Climate-smart agriculture (CSA) is an integrated approach to manage landscapes-cropland, livestock, fishery and forestry–that address on one hand the reduction of the environmental and climate impact and on the other hand the development of food production methods, forest management and crops that are well adapted to changing weather condition. CSA aims to simultaneously achieve three outcomes:
- Increased productivity:Produce more food to improve food and nutrition security and boost the incomes of 75 percent of the world’s poor, many of whom rely on agriculture for their livelihoods.
- Enhanced resilience:Reduce vulnerability to drought, pests, disease and other shocks; and improve capacity to adapt and grow in the face of longer-term stresses like shortened seasons and erratic weather patterns.
- Reduced emissions:Pursue lower emissions for each calorie or kilo of food produced, adjust food production in such a way that it does not harm the environment in the long run, restores ecological damage, adapts to variability and mitigates climate change where possible.
The links between agriculture production, forestry management, biodiversity conservation and climate change have been the core focus of CRED under the frame of food systems approach for natural resource management. These sectors must play a major role in global efforts to address both adaptation and mitigation. From the past experience, CRED has introduced new forest practices and tools for adaptation and mitigation of climate change including Forest Stewardship Council (FSC®) Certification Standard, BioTrade principles and REDD scheme to local community and government agencies.
By addressing challenges at a landscape level, innovative practitioners are able to identify connections between livelihood development, agricultural production, forestry management, biodiversity conservation and the environment protection and harness synergies in a more powerful way for economic development and to encourage land users to adopt practices that meet the government’s and farmers’ needs.

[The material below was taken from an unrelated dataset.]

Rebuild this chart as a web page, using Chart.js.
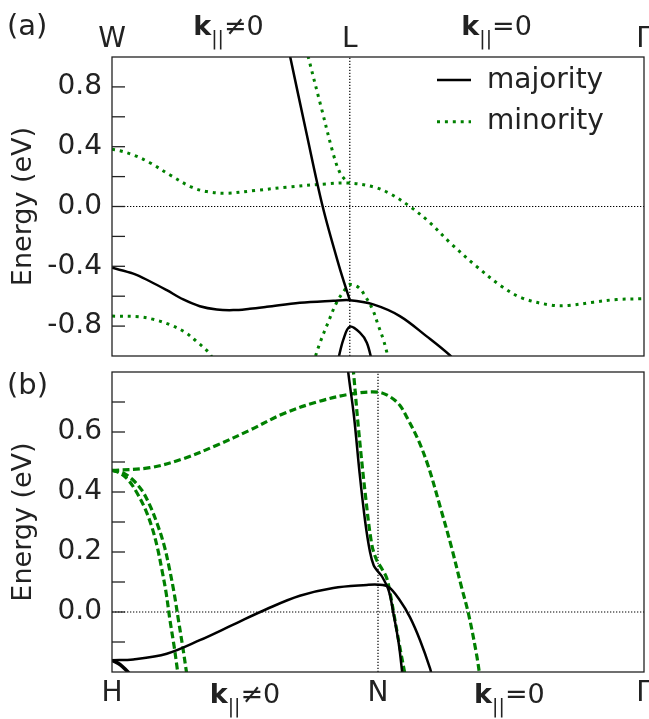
<!DOCTYPE html>
<html>
<head>
<meta charset="utf-8">
<script src="https://cdn.jsdelivr.net/npm/chart.js@4.4.1/dist/chart.umd.min.js"></script>
<style>
  html, body { margin: 0; padding: 0; background: #fff; }
  #wrap { position: relative; width: 649px; height: 719px; }
  .box { position: absolute; left: 0; width: 649px; }
  #boxA { top: 0; height: 362px; }
  #boxB { top: 362px; height: 357px; }
</style>
</head>
<body>
<div id="wrap">
  <div class="box" id="boxA"><canvas id="chartA"></canvas></div>
  <div class="box" id="boxB"><canvas id="chartB"></canvas></div>
</div>
<script>
// ---- panel (a): W - L - Gamma ----
const tickPosA = [0, 0.447, 1];
const tickTextA = ['W', 'L', 'Γ'];
const kLabelPosA = [0.219, 0.723];

// majority bands (k, E in eV)
const aMajLow = [[0,-0.41],[0.04,-0.449],[0.071,-0.5],[0.103,-0.56],[0.134,-0.622],[0.165,-0.667],[0.197,-0.689],[0.228,-0.693],[0.259,-0.684],[0.291,-0.671],[0.353,-0.644],[0.416,-0.631],[0.447,-0.627],[0.491,-0.655],[0.541,-0.733],[0.591,-0.867],[0.635,-0.995],[0.65,-1.06]];
const aMajSteep = [[0.332,1.05],[0.335,1.0],[0.365,0.5],[0.396,0.0],[0.427,-0.4],[0.447,-0.627]];
const aMajCap = [[0.424,-1.04],[0.435,-0.889],[0.447,-0.804],[0.466,-0.844],[0.479,-0.911],[0.489,-1.04]];
// minority bands
const aMinTop = [[0,0.383],[0.015,0.373],[0.042,0.342],[0.071,0.293],[0.109,0.211],[0.15,0.129],[0.178,0.1],[0.215,0.089],[0.269,0.107],[0.328,0.129],[0.402,0.151],[0.447,0.157],[0.494,0.129],[0.523,0.085],[0.56,0.0],[0.595,-0.1],[0.638,-0.251],[0.685,-0.4],[0.732,-0.533],[0.77,-0.611],[0.826,-0.66],[0.858,-0.662],[0.905,-0.64],[0.949,-0.622],[1,-0.617]];
const aMinSteep = [[0.366,1.06],[0.369,1.0],[0.393,0.667],[0.417,0.338],[0.429,0.222],[0.44,0.173],[0.447,0.157]];
const aMinLow = [[0,-0.733],[0.051,-0.738],[0.079,-0.756],[0.109,-0.791],[0.137,-0.84],[0.158,-0.9],[0.181,-0.973],[0.19,-1.02]];
const aMinPeak = [[0.378,-1.05],[0.391,-0.911],[0.406,-0.778],[0.422,-0.644],[0.438,-0.555],[0.447,-0.522],[0.463,-0.54],[0.476,-0.6],[0.49,-0.69],[0.5,-0.79],[0.51,-0.889],[0.517,-0.98],[0.52,-1.03]];

// ---- panel (b): H - N - Gamma ----
const tickPosB = [0, 0.5, 1];
const tickTextB = ['H', 'N', 'Γ'];
const kLabelPosB = [0.25, 0.747];

const bMajLow = [[0,-0.161],[0.04,-0.158],[0.103,-0.139],[0.165,-0.094],[0.228,-0.042],[0.291,0.01],[0.353,0.054],[0.416,0.08],[0.479,0.09],[0.5,0.091],[0.52,0.083],[0.541,0.039],[0.56,-0.017],[0.579,-0.094],[0.598,-0.189],[0.602,-0.22]];
const bMajSteep = [[0.441,0.86],[0.444,0.8],[0.455,0.65],[0.465,0.47],[0.476,0.3],[0.485,0.2],[0.492,0.155],[0.5,0.135],[0.507,0.12],[0.52,0.072],[0.529,-0.005],[0.539,-0.105],[0.546,-0.21]];
const bMajCorner = [[0,-0.161],[0.015,-0.175],[0.03,-0.2],[0.036,-0.215]];
const bMinTop = [[0,0.472],[0.071,0.481],[0.134,0.511],[0.197,0.556],[0.259,0.606],[0.322,0.661],[0.385,0.7],[0.447,0.726],[0.5,0.733],[0.523,0.717],[0.541,0.689],[0.554,0.65],[0.576,0.572],[0.595,0.483],[0.617,0.35],[0.638,0.217],[0.657,0.083],[0.67,-0.005],[0.685,-0.139],[0.692,-0.22]];
const bMinLeftA = [[0,0.472],[0.015,0.463],[0.031,0.439],[0.046,0.4],[0.062,0.345],[0.075,0.283],[0.085,0.217],[0.094,0.139],[0.102,0.061],[0.109,-0.028],[0.117,-0.117],[0.123,-0.194],[0.124,-0.21]];
const bMinLeftB = [[0,0.472],[0.018,0.466],[0.037,0.444],[0.056,0.406],[0.071,0.356],[0.085,0.294],[0.098,0.222],[0.108,0.144],[0.117,0.061],[0.125,-0.028],[0.133,-0.117],[0.14,-0.2],[0.142,-0.22]];
const bMinSteep = [[0.451,0.85],[0.454,0.798],[0.463,0.617],[0.476,0.395],[0.488,0.228],[0.497,0.175],[0.507,0.145],[0.516,0.115],[0.523,0.061],[0.532,-0.028],[0.541,-0.117],[0.551,-0.21]];

const kLabelRel = ['≠0', '=0'];
const legendNames = ['majority', 'minority'];

const FONT = '"DejaVu Sans", sans-serif';
const INK = '#222';
Chart.defaults.font.family = FONT;
Chart.defaults.color = INK;

const majStyle = { borderColor: '#000', borderWidth: 2.5, borderDash: [] };
const dotStyle = { borderColor: '#008000', borderWidth: 3, borderDash: [3, 4.9] };
const dashStyle = { borderColor: '#008000', borderWidth: 3.2, borderDash: [7, 3.5] };
const refStyle = { borderColor: '#000', borderWidth: 1.2, borderDash: [1.3, 1.7], tension: 0 };

function band(points, style, order) {
  return Object.assign({
    data: points.map(p => ({ x: p[0], y: p[1] })),
    pointRadius: 0,
    fill: false,
    tension: 0.35,
    order: order
  }, style);
}

function tickText(v, step, lo, hi) {
  const r = Math.round(v * 10) / 10;
  if (r <= lo + 1e-9 || r >= hi - 1e-9) return '';
  if (Math.abs(r / step - Math.round(r / step)) > 1e-6) return '';
  return (r === 0 ? 0 : r).toFixed(1);
}

function drawKLabel(ctx, cx, base, rel) {
  const big = '27px ' + FONT, bold = 'bold 27px ' + FONT, small = '19px ' + FONT;
  ctx.font = bold; const wk = ctx.measureText('k').width;
  ctx.font = small; const ws = ctx.measureText('||').width;
  ctx.font = big; const wr = ctx.measureText(rel).width;
  let x = cx - (wk + ws + wr) / 2;
  ctx.textAlign = 'left';
  ctx.font = bold; ctx.fillText('k', x, base); x += wk;
  ctx.font = small; ctx.fillText('||', x, base + 10); x += ws;
  ctx.font = big; ctx.fillText(rel, x, base);
}

const panelDecor = {
  id: 'panelDecor',
  afterDatasetsDraw(chart, args, o) {
    const { ctx, chartArea: a } = chart;
    const xs = chart.scales.x, ys = chart.scales.y;
    ctx.save();
    ctx.strokeStyle = INK;
    ctx.lineWidth = 1.3;
    ctx.strokeRect(a.left, a.top, a.right - a.left, a.bottom - a.top);
    // inward ticks on the energy axis
    ys.ticks.forEach(t => {
      if (t.value <= ys.min + 1e-9 || t.value >= ys.max - 1e-9) return;
      const py = ys.getPixelForValue(t.value);
      ctx.beginPath(); ctx.moveTo(a.left, py); ctx.lineTo(a.left + 13, py); ctx.stroke();
    });
    ctx.fillStyle = INK;
    ctx.textBaseline = 'alphabetic';
    o.kPos.forEach((k, i) => drawKLabel(ctx, xs.getPixelForValue(k), o.kBase, kLabelRel[i]));
    ctx.font = '29px ' + FONT;
    ctx.textAlign = 'left';
    ctx.fillText(o.letter, 7, o.letterBase);
    if (o.legend) {
      [majStyle, dotStyle].forEach((st, i) => {
        const ly = 80 + i * 41.7;
        ctx.save();
        ctx.strokeStyle = st.borderColor;
        ctx.lineWidth = st.borderWidth;
        ctx.setLineDash(st.borderDash);
        ctx.beginPath(); ctx.moveTo(437, ly); ctx.lineTo(471, ly); ctx.stroke();
        ctx.restore();
        ctx.font = '28px ' + FONT;
        ctx.fillText(legendNames[i], 487, ly + 7.5);
      });
    }
    ctx.restore();
  }
};

function makePanel(id, cfg) {
  return new Chart(document.getElementById(id), {
    type: 'line',
    data: { datasets: cfg.datasets },
    plugins: [panelDecor],
    options: {
      responsive: true,
      maintainAspectRatio: false,
      animation: false,
      devicePixelRatio: 1,
      events: [],
      layout: { padding: cfg.padding },
      plugins: {
        legend: { display: false },
        tooltip: { enabled: false },
        panelDecor: cfg.decor
      },
      scales: {
        x: {
          type: 'linear',
          position: cfg.xPos,
          min: 0, max: 1,
          grid: { display: false, drawTicks: false },
          border: { display: false },
          afterBuildTicks: s => { s.ticks = cfg.tickPos.map(v => ({ value: v })); },
          afterFit: s => { s.height = cfg.xHeight; s.paddingLeft = 0; s.paddingRight = 0; },
          ticks: {
            autoSkip: false, maxRotation: 0, padding: cfg.xPad,
            font: { size: 28 }, color: INK,
            callback: (v, i) => cfg.tickText[i]
          }
        },
        y: {
          type: 'linear',
          min: cfg.yRange[0], max: cfg.yRange[1],
          grid: { display: false, drawTicks: false },
          border: { display: false },
          afterFit: s => { s.width = 112; s.paddingTop = 0; s.paddingBottom = 0; },
          title: { display: true, text: 'Energy (eV)', font: { size: 27 }, color: INK, padding: { top: 7.5, bottom: 0 } },
          ticks: {
            autoSkip: false, stepSize: cfg.yStep, padding: 10,
            font: { size: 28 }, color: INK,
            callback: v => tickText(v, cfg.yLabelStep, cfg.yRange[0], cfg.yRange[1])
          }
        }
      }
    }
  });
}

makePanel('chartA', {
  datasets: [
    band(aMajLow, majStyle, 1), band(aMajSteep, majStyle, 1), band(aMajCap, majStyle, 1),
    band(aMinTop, dotStyle, 2), band(aMinSteep, dotStyle, 2), band(aMinLow, dotStyle, 2), band(aMinPeak, dotStyle, 2),
    band([[0, 0], [1, 0]], refStyle, 3), band([[tickPosA[1], -1], [tickPosA[1], 1]], refStyle, 3)
  ],
  padding: { left: 0, right: 5, top: 0, bottom: 6 },
  xPos: 'top', xHeight: 57, xPad: 0,
  tickPos: tickPosA, tickText: tickTextA,
  yRange: [-1, 1], yStep: 0.2, yLabelStep: 0.4,
  decor: { kPos: kLabelPosA, kBase: 35, letter: '(a)', letterBase: 35, legend: true }
});

makePanel('chartB', {
  datasets: [
    band(bMajLow, majStyle, 1), band(bMajSteep, majStyle, 1), band(bMajCorner, Object.assign({}, majStyle, { borderWidth: 3.5 }), 1),
    band(bMinTop, dashStyle, 2), band(bMinLeftA, dashStyle, 2), band(bMinLeftB, dashStyle, 2), band(bMinSteep, dashStyle, 2),
    band([[0, 0], [1, 0]], refStyle, 3), band([[tickPosB[1], -0.2], [tickPosB[1], 0.8]], refStyle, 3)
  ],
  padding: { left: 0, right: 5, top: 10, bottom: 0 },
  xPos: 'bottom', xHeight: 47, xPad: 4.5,
  tickPos: tickPosB, tickText: tickTextB,
  yRange: [-0.2, 0.8], yStep: 0.1, yLabelStep: 0.2,
  decor: { kPos: kLabelPosB, kBase: 341, letter: '(b)', letterBase: 32, legend: false }
});
</script>
</body>
</html>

Integrating biodiversity conservation activities into climate-friendly policies, to strengthen sustainable economic development in remote and mountainous areas for indigenous communities through BioTrade promises the dual benefit of carbon sequestration and biodiversity conservation. It can create two significant revenue streams for local communities that commercialize carbon credits and BioTrade products and services. CRED, with support from The European Union (EU), State Secretariat for Economic Affairs (SECO) and Helvetas, had an opportunity to support Vietnam promote the sustainable forest management, biodiversity conservation through sustainable trade of natural ingredients along ethical Biotrade principles.

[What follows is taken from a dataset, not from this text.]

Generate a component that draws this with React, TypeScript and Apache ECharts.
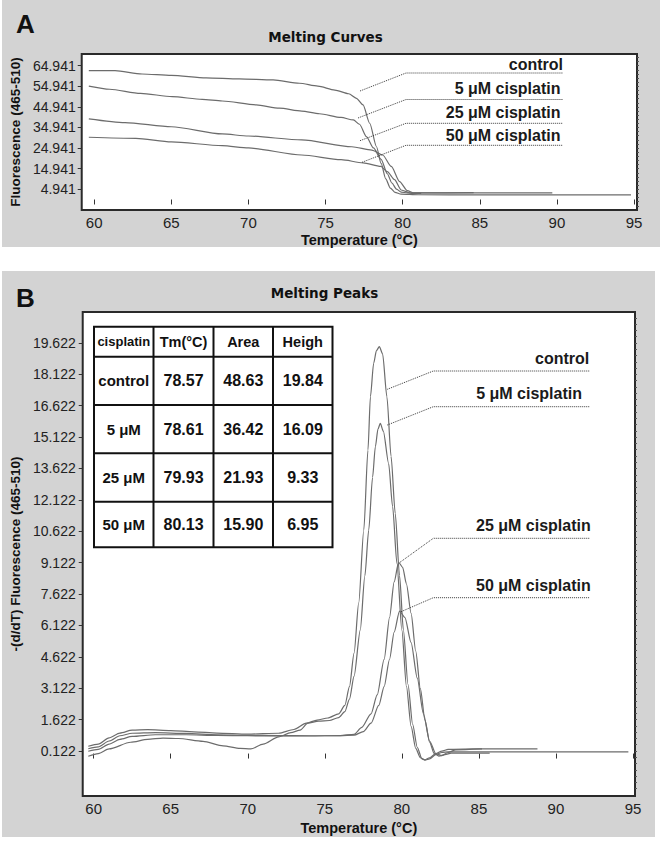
import React, { useEffect, useRef } from "react";
import * as echarts from "echarts";

// ---------- data ----------
const tempTicks = [60, 65, 70, 75, 80, 85, 90, 95];
const curveTicksA = [4.941, 14.941, 24.941, 34.941, 44.941, 54.941, 64.941];
const peakTicksB = [0.122, 1.622, 3.122, 4.622, 6.122, 7.622, 9.122, 10.622, 12.122, 13.622, 15.122, 16.622, 18.122, 19.622];

const seriesNames = ["control", "5 μM cisplatin", "25 μM cisplatin", "50 μM cisplatin"];

// Panel A: melting curves (temperature °C, fluorescence)
const curveControl = [[59.65,62.5],[61.35,62.5],[63.1,60.9],[65.0,60.2],[67.25,59.0],[69.4,58.5],[71.6,58.0],[73.3,56.4],[74.5,55.0],[75.6,53.1],[76.5,51.3],[77.0,49.1],[77.43,45.9],[77.86,37.0],[78.3,25.6],[78.6,17.5],[78.9,10.0],[79.2,5.5],[79.5,3.5],[79.9,2.6],[81.0,2.3],[85.0,2.2],[90.0,2.2],[94.8,2.2]];
const curve5uM = [[59.65,55.0],[61.0,53.5],[63.0,51.5],[65.06,49.9],[67.0,48.6],[68.3,47.8],[70.5,45.9],[72.0,44.3],[73.45,42.9],[74.6,41.6],[76.0,39.8],[76.8,38.6],[77.2,36.5],[77.65,30.5],[78.1,25.0],[78.6,19.5],[79.0,12.5],[79.3,8.0],[79.6,5.0],[79.9,3.6],[80.3,3.2],[82.0,3.2],[89.7,3.2]];
const curve25uM = [[59.65,39.1],[62.0,37.3],[65.0,35.3],[68.3,31.8],[70.0,30.8],[73.45,28.9],[76.7,25.6],[78.0,24.0],[78.7,21.6],[79.26,16.05],[79.8,8.7],[80.3,4.3],[80.7,3.2],[81.2,3.2],[84.6,3.3]];
const curve50uM = [[59.65,30.2],[62.7,29.7],[65.0,28.0],[68.3,26.1],[70.0,25.0],[73.45,21.6],[76.0,19.3],[77.43,17.8],[78.58,16.05],[79.0,13.5],[79.47,9.6],[79.9,4.6],[80.55,3.0],[81.2,3.0]];

// Panel B: melting peaks -(d/dT)
const peakControl = [[59.65,0.35],[60.3,0.45],[61.0,0.75],[61.7,0.98],[62.5,1.12],[63.5,1.14],[65.0,1.1],[66.5,1.04],[68.0,0.98],[70.0,0.93],[72.0,0.97],[73.0,1.15],[73.8,1.45],[74.5,1.6],[75.2,1.7],[75.9,1.9],[76.3,2.3],[76.6,3.2],[76.9,4.8],[77.2,7.2],[77.53,10.68],[77.8,14.5],[77.96,17.05],[78.17,18.65],[78.35,19.25],[78.54,19.45],[78.75,19.1],[79.03,17.05],[79.3,14.2],[79.57,11.48],[79.85,8.5],[80.1,5.9],[80.4,3.3],[80.7,1.4],[81.0,0.3],[81.3,-0.25],[81.5,-0.32],[81.8,-0.25],[82.2,-0.05],[82.6,0.05],[83.0,0.08],[88.0,0.08],[94.7,0.08]];
const peak5uM = [[59.65,-0.13],[60.3,0.0],[61.0,0.22],[62.4,0.54],[63.5,0.68],[64.5,0.74],[65.5,0.72],[67.1,0.58],[68.4,0.37],[69.5,0.25],[70.2,0.22],[71.0,0.45],[72.0,0.8],[72.8,1.0],[73.4,1.12],[73.9,1.45],[74.6,1.55],[75.3,1.58],[75.9,1.72],[76.3,2.0],[76.6,2.6],[76.9,3.7],[77.3,5.9],[77.6,8.5],[77.85,10.68],[78.1,13.2],[78.28,14.66],[78.45,15.5],[78.6,15.78],[78.8,15.4],[79.14,13.87],[79.4,11.8],[79.68,9.09],[80.0,5.9],[80.3,3.2],[80.6,1.3],[80.9,0.25],[81.2,-0.2],[81.5,-0.3],[81.8,-0.2],[82.2,0.0],[82.6,0.12],[83.0,0.2],[85.0,0.22],[88.8,0.22]];
const peak25uM = [[59.65,0.11],[60.3,0.2],[61.0,0.45],[61.7,0.68],[62.5,0.82],[64.0,0.9],[66.0,0.9],[68.0,0.87],[70.0,0.85],[72.0,0.84],[74.0,0.84],[76.0,0.86],[76.9,0.92],[77.4,1.25],[78.0,1.9],[78.4,2.8],[78.85,4.5],[79.2,6.5],[79.5,8.2],[79.79,9.14],[80.05,8.9],[80.3,8.1],[80.6,6.7],[80.9,4.9],[81.2,3.1],[81.5,1.6],[81.8,0.55],[82.1,0.0],[82.4,-0.12],[82.8,-0.05],[83.2,0.02],[85.7,0.02]];
const peak50uM = [[59.65,0.23],[60.3,0.32],[61.0,0.6],[61.7,0.85],[62.5,0.97],[64.0,1.0],[66.0,0.96],[68.0,0.9],[70.0,0.87],[72.0,0.86],[74.0,0.85],[76.0,0.85],[76.9,0.88],[77.5,1.05],[78.0,1.45],[78.5,2.3],[78.85,3.2],[79.2,4.5],[79.5,5.8],[79.85,6.81],[80.2,6.5],[80.6,5.3],[81.0,3.6],[81.4,1.9],[81.8,0.6],[82.2,0.0],[82.6,-0.1],[83.0,0.05],[83.5,0.18],[85.2,0.22]];

// Inset table
const tableHeader = ["cisplatin", "Tm(°C)", "Area", "Heigh"];
const tableRowLabels = ["control", "5 μM", "25 μM", "50 μM"];
const tableTm = ["78.57", "78.61", "79.93", "80.13"];
const tableArea = ["48.63", "36.42", "21.93", "15.90"];
const tableHeight = ["19.84", "16.09", "9.33", "6.95"];

// ---------- helpers ----------
const minorTicks = (start: number, step: number, lo: number, hi: number) => {
  const out: number[] = [];
  for (let k = -20; k < 200; k++) {
    const v = start + k * step;
    if (v >= lo && v <= hi) out.push(+v.toFixed(4));
  }
  return out;
};

const LABEL_FONT = "'Liberation Sans Narrow','Arial Narrow','Liberation Sans',Arial,sans-serif";
const SANS = "'Liberation Sans',Arial,Helvetica,sans-serif";

const A_Y = [-5.1, 70.6];
const B_Y = [-2.028, 21.1];

function buildOption() {
  const lineStyle = { color: "#6c6c6c", width: 1.2 };
  const mk = (name: string, data: number[][], xi: number, yi: number) => ({
    name,
    type: "line",
    xAxisIndex: xi,
    yAxisIndex: yi,
    data,
    showSymbol: false,
    smooth: 0.25,
    smoothMonotone: "x",
    lineStyle,
    silent: true,
    animation: false,
  });

  const xAxisBase = (gi: number, min: number, max: number) => ({
    gridIndex: gi,
    type: "value",
    min,
    max,
    axisLine: { show: false },
    splitLine: { show: false },
    axisTick: { show: true, customValues: tempTicks, length: 5, lineStyle: { color: "#333", width: 1 } },
    axisLabel: { customValues: tempTicks, margin: 5, fontFamily: LABEL_FONT, fontSize: 15, color: "#222" },
    name: "Temperature (°C)",
    nameLocation: "middle",
    nameGap: 22,
    nameTextStyle: { fontFamily: SANS, fontWeight: "bold", fontSize: 14.5, color: "#111" },
  });

  const yAxisMain = (gi: number, ext: number[], ticks: number[], name: string, margin: number) => ({
    gridIndex: gi,
    type: "value",
    min: ext[0],
    max: ext[1],
    axisLine: { show: false },
    splitLine: { show: false },
    axisTick: { show: true, customValues: ticks, length: 4, lineStyle: { color: "#333", width: 1 } },
    axisLabel: {
      customValues: ticks,
      margin,
      fontFamily: LABEL_FONT,
      fontSize: 14,
      color: "#222",
      formatter: (v: number) => v.toFixed(3),
    },
    name,
    nameLocation: "middle",
    nameGap: 51,
    nameRotate: 90,
    nameTextStyle: { fontFamily: SANS, fontWeight: "bold", fontSize: 13.5, color: "#111" },
  });

  const yAxisMinor = (gi: number, ext: number[], ticks: number[]) => ({
    gridIndex: gi,
    type: "value",
    min: ext[0],
    max: ext[1],
    axisLine: { show: false },
    splitLine: { show: false },
    axisLabel: { show: false },
    axisTick: { show: true, customValues: ticks, length: 2, lineStyle: { color: "#555", width: 1 } },
  });

  const graphic: any[] = [];
  // gray panels
  graphic.push({ type: "rect", z: -5, shape: { x: 2, y: 0, width: 658, height: 247 }, style: { fill: "#d3d3d3" } });
  graphic.push({ type: "rect", z: -5, shape: { x: 2, y: 271, width: 653, height: 566 }, style: { fill: "#d3d3d3" } });
  // panel letters
  graphic.push({ type: "text", x: 16, y: 24, style: { text: "A", font: `bold 26px ${SANS}`, fill: "#111", textVerticalAlign: "middle" } });
  graphic.push({ type: "text", x: 16, y: 298, style: { text: "B", font: `bold 26px ${SANS}`, fill: "#111", textVerticalAlign: "middle" } });
  // titles
  graphic.push({ type: "text", x: 325.5, y: 37, style: { text: "Melting Curves", font: `bold 13.5px 'DejaVu Sans',sans-serif`, fill: "#111", textAlign: "center", textVerticalAlign: "middle" } });
  graphic.push({ type: "text", x: 324.5, y: 293, style: { text: "Melting Peaks", font: `bold 13.5px 'DejaVu Sans',sans-serif`, fill: "#111", textAlign: "center", textVerticalAlign: "middle" } });

  // annotations (label, text right, text y, line y, leader end)
  const annA = [
    { r: 563, ty: 64, ly: 73, ex: 360, ey: 91 },
    { r: 560.5, ty: 88.3, ly: 99.5, ex: 358, ey: 118 },
    { r: 560.5, ty: 112.7, ly: 123.3, ex: 360, ey: 140.7 },
    { r: 560.5, ty: 135, ly: 145.3, ex: 362, ey: 162.3 },
  ];
  const annB = [
    { r: 589.3, ty: 358.3, ly: 371, ex: 387.3, ey: 389.3 },
    { r: 582, ty: 393.3, ly: 406.7, ex: 387.3, ey: 425 },
    { r: 590.7, ty: 525, ly: 538.3, ex: 400, ey: 562.3 },
    { r: 590.7, ty: 585, ly: 597.7, ex: 401, ey: 611.7 },
  ];
  const addAnn = (list: any[], x0: number, x1: number) => {
    list.forEach((a, i) => {
      graphic.push({
        type: "text",
        x: a.r,
        y: a.ty,
        z: 20,
        style: { text: seriesNames[i], font: `bold 16px ${SANS}`, fill: "#1a1a1a", textAlign: "right", textVerticalAlign: "middle" },
      });
      graphic.push({
        type: "polyline",
        z: 20,
        shape: { points: [[a.ex, a.ey], [x0, a.ly], [x1, a.ly]] },
        style: { stroke: "#3a3a3a", lineWidth: 1, lineDash: [1, 1], fill: null },
      });
    });
  };
  addAnn(annA, 406, 563);
  addAnn(annB, 433.3, 590);

  // table
  const colEdges = [94, 153.5, 213.5, 273, 332.5];
  const rowEdges = [326.7, 356.7, 405, 453.3, 501.7, 547.3];
  graphic.push({
    type: "rect",
    z: 30,
    shape: { x: colEdges[0], y: rowEdges[0], width: colEdges[4] - colEdges[0], height: rowEdges[5] - rowEdges[0] },
    style: { fill: "#fff", stroke: "#111", lineWidth: 2 },
  });
  colEdges.slice(1, 4).forEach((x) =>
    graphic.push({ type: "line", z: 31, shape: { x1: x, y1: rowEdges[0], x2: x, y2: rowEdges[5] }, style: { stroke: "#111", lineWidth: 2 } })
  );
  rowEdges.slice(1, 5).forEach((y) =>
    graphic.push({ type: "line", z: 31, shape: { x1: colEdges[0], y1: y, x2: colEdges[4], y2: y }, style: { stroke: "#111", lineWidth: 2 } })
  );
  const cell = (txt: string, c: number, r: number, size: number) => {
    graphic.push({
      type: "text",
      z: 32,
      x: (colEdges[c] + colEdges[c + 1]) / 2,
      y: (rowEdges[r] + rowEdges[r + 1]) / 2,
      style: { text: txt, font: `bold ${size}px ${SANS}`, fill: "#111", textAlign: "center", textVerticalAlign: "middle" },
    });
  };
  tableHeader.forEach((h, c) => cell(h, c, 0, c === 0 ? 13 : 14.5));
  tableRowLabels.forEach((lab, r) => {
    cell(lab, 0, r + 1, 15);
    cell(tableTm[r], 1, r + 1, 16);
    cell(tableArea[r], 2, r + 1, 16);
    cell(tableHeight[r], 3, r + 1, 16);
  });

  return {
    animation: false,
    backgroundColor: "#ffffff",
    grid: [
      { left: 79, top: 54, width: 558, height: 156, show: true, backgroundColor: "#ffffff", borderColor: "#2a2a2a", borderWidth: 2 },
      { left: 79, top: 312, width: 556, height: 484, show: true, backgroundColor: "#ffffff", borderColor: "#2a2a2a", borderWidth: 2 },
    ],
    xAxis: [xAxisBase(0, 59.19, 95.19), xAxisBase(1, 59.29, 95.13)],
    yAxis: [
      yAxisMain(0, A_Y, curveTicksA, "Fluorescence (465-510)", 6),
      yAxisMain(1, B_Y, peakTicksB, "-(d/dT) Fluorescence (465-510)", 7),
      yAxisMinor(0, A_Y, minorTicks(4.941, 2, -5, 70)),
      yAxisMinor(1, B_Y, minorTicks(0.122, 0.3, -1.9, 21)),
    ],
    series: [
      mk(seriesNames[0], curveControl, 0, 0),
      mk(seriesNames[1], curve5uM, 0, 0),
      mk(seriesNames[2], curve25uM, 0, 0),
      mk(seriesNames[3], curve50uM, 0, 0),
      mk(seriesNames[0], peakControl, 1, 1),
      mk(seriesNames[1], peak5uM, 1, 1),
      mk(seriesNames[2], peak25uM, 1, 1),
      mk(seriesNames[3], peak50uM, 1, 1),
    ],
    graphic,
  };
}

export default function App() {
  const ref = useRef<HTMLDivElement>(null);
  useEffect(() => {
    if (!ref.current) return;
    const chart = echarts.init(ref.current, null, { renderer: "svg" });
    chart.setOption(buildOption() as any);
    return () => chart.dispose();
  }, []);
  return <div ref={ref} style={{ position: "absolute", left: 0, top: 0, width: 664, height: 843 }} />;
}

In specific, CRED focuses on:
- Innovative agricultural practices adopted to climate change, e.g. draught, pro-longed flood, landslide and soil erosions;
- Sustainable/climate-smart cropping practices for the development of high-end market specialties e.g. tea plant, spices, medicinal herbs, essential oil and fruit trees;
- Biodiversity conservation and sustainable management of natural and community and household planted forests;
- Planting and sustainable management and harvesting of NTFPs, medicinal herbs and aromatic plants;
- Consultancy on international standards and certifications including Organic, FairTrade, GACP-Who, FSC;
- Support for agriculture and forestry extension service and training for staff.